* **Raw data**:

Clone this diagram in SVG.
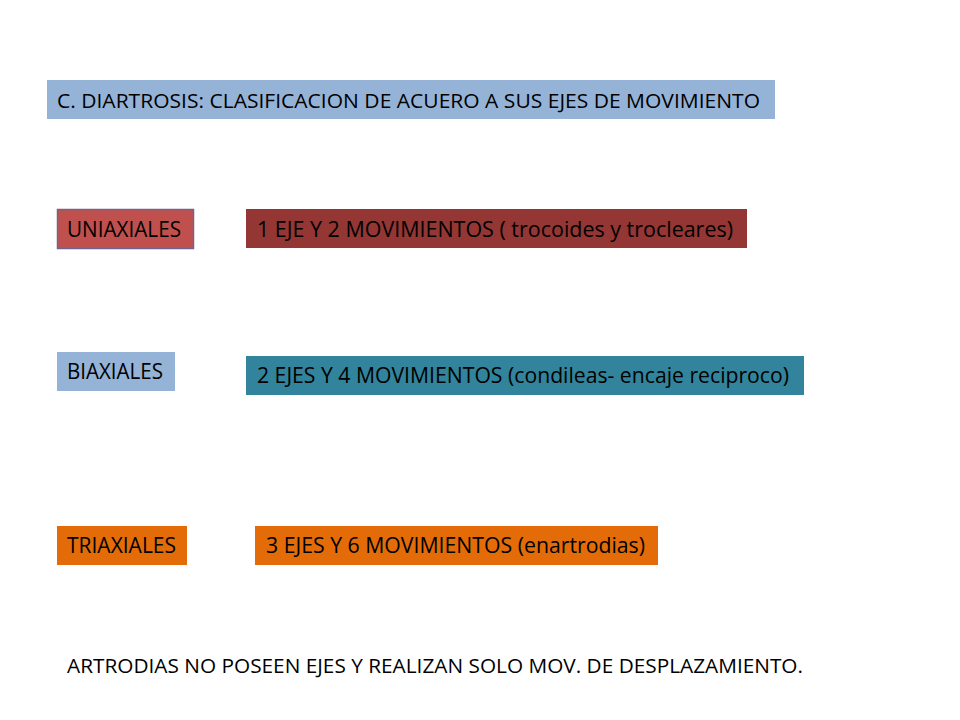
<svg xmlns="http://www.w3.org/2000/svg" width="960" height="720" viewBox="0 0 960 720">
<style>
text{font-family:"Open Sans",Lato,"Liberation Sans",sans-serif;font-size:20.5px;fill:#000}
.b{font-size:21px}
</style>
<rect width="960" height="720" fill="#fff"/>
<g id="title"><rect x="47" y="80" width="728" height="39" fill="#95b3d7"/><text x="57" y="107.5" textLength="703" lengthAdjust="spacingAndGlyphs">C. DIARTROSIS: CLASIFICACION DE ACUERO A SUS EJES DE MOVIMIENTO</text></g>
<g id="uniaxiales"><rect x="57.5" y="209.5" width="136" height="39" fill="#c0504d" stroke="#6f648f" stroke-width="1.5"/><text class="b" x="67" y="236.5" textLength="114" lengthAdjust="spacingAndGlyphs">UNIAXIALES</text></g>
<g id="uni-desc"><rect x="246" y="209" width="501" height="39" fill="#943634"/><text class="b" x="257" y="236.5" textLength="476" lengthAdjust="spacingAndGlyphs">1 EJE Y 2 MOVIMIENTOS  ( trocoides y trocleares)</text></g>
<g id="biaxiales"><rect x="57" y="352" width="118" height="39" fill="#95b3d7"/><text class="b" x="67" y="379" textLength="96" lengthAdjust="spacingAndGlyphs">BIAXIALES</text></g>
<g id="bi-desc"><rect x="246" y="356" width="558" height="39" fill="#31849b"/><text class="b" x="257" y="383" textLength="532" lengthAdjust="spacingAndGlyphs">2 EJES Y 4 MOVIMIENTOS (condileas- encaje reciproco)</text></g>
<g id="triaxiales"><rect x="57" y="526" width="130" height="39" fill="#e36c09"/><text class="b" x="67" y="553" textLength="109" lengthAdjust="spacingAndGlyphs">TRIAXIALES</text></g>
<g id="tri-desc"><rect x="255" y="526" width="403" height="39" fill="#e36c09"/><text class="b" x="266" y="553" textLength="379" lengthAdjust="spacingAndGlyphs">3 EJES Y 6 MOVIMIENTOS (enartrodias)</text></g>
<g id="note"><text x="67" y="673" textLength="736" lengthAdjust="spacingAndGlyphs">ARTRODIAS NO POSEEN EJES Y REALIZAN SOLO MOV. DE DESPLAZAMIENTO.</text></g>
<g id="connectors"/>
</svg>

* **Written instruction**: Set down the complete material exactly, but do not include the images.

* **The reply**:
Clone this diagram in SVG.
<svg xmlns="http://www.w3.org/2000/svg" width="960" height="720" viewBox="0 0 960 720">
<style>
text{font-family:"Open Sans",Lato,"Liberation Sans",sans-serif;font-size:20.5px;fill:#000}
.b{font-size:21px}
</style>
<rect width="960" height="720" fill="#fff"/>
<g id="title"><rect x="47" y="80" width="728" height="39" fill="#95b3d7"/><text x="57" y="107.5" textLength="703" lengthAdjust="spacingAndGlyphs">C. DIARTROSIS: CLASIFICACION DE ACUERO A SUS EJES DE MOVIMIENTO</text></g>
<g id="uniaxiales"><rect x="57.5" y="209.5" width="136" height="39" fill="#c0504d" stroke="#6f648f" stroke-width="1.5"/><text class="b" x="67" y="236.5" textLength="114" lengthAdjust="spacingAndGlyphs">UNIAXIALES</text></g>
<g id="uni-desc"><rect x="246" y="209" width="501" height="39" fill="#943634"/><text class="b" x="257" y="236.5" textLength="476" lengthAdjust="spacingAndGlyphs">1 EJE Y 2 MOVIMIENTOS  ( trocoides y trocleares)</text></g>
<g id="biaxiales"><rect x="57" y="352" width="118" height="39" fill="#95b3d7"/><text class="b" x="67" y="379" textLength="96" lengthAdjust="spacingAndGlyphs">BIAXIALES</text></g>
<g id="bi-desc"><rect x="246" y="356" width="558" height="39" fill="#31849b"/><text class="b" x="257" y="383" textLength="532" lengthAdjust="spacingAndGlyphs">2 EJES Y 4 MOVIMIENTOS (condileas- encaje reciproco)</text></g>
<g id="triaxiales"><rect x="57" y="526" width="130" height="39" fill="#e36c09"/><text class="b" x="67" y="553" textLength="109" lengthAdjust="spacingAndGlyphs">TRIAXIALES</text></g>
<g id="tri-desc"><rect x="255" y="526" width="403" height="39" fill="#e36c09"/><text class="b" x="266" y="553" textLength="379" lengthAdjust="spacingAndGlyphs">3 EJES Y 6 MOVIMIENTOS (enartrodias)</text></g>
<g id="note"><text x="67" y="673" textLength="736" lengthAdjust="spacingAndGlyphs">ARTRODIAS NO POSEEN EJES Y REALIZAN SOLO MOV. DE DESPLAZAMIENTO.</text></g>
<g id="connectors"/>
</svg>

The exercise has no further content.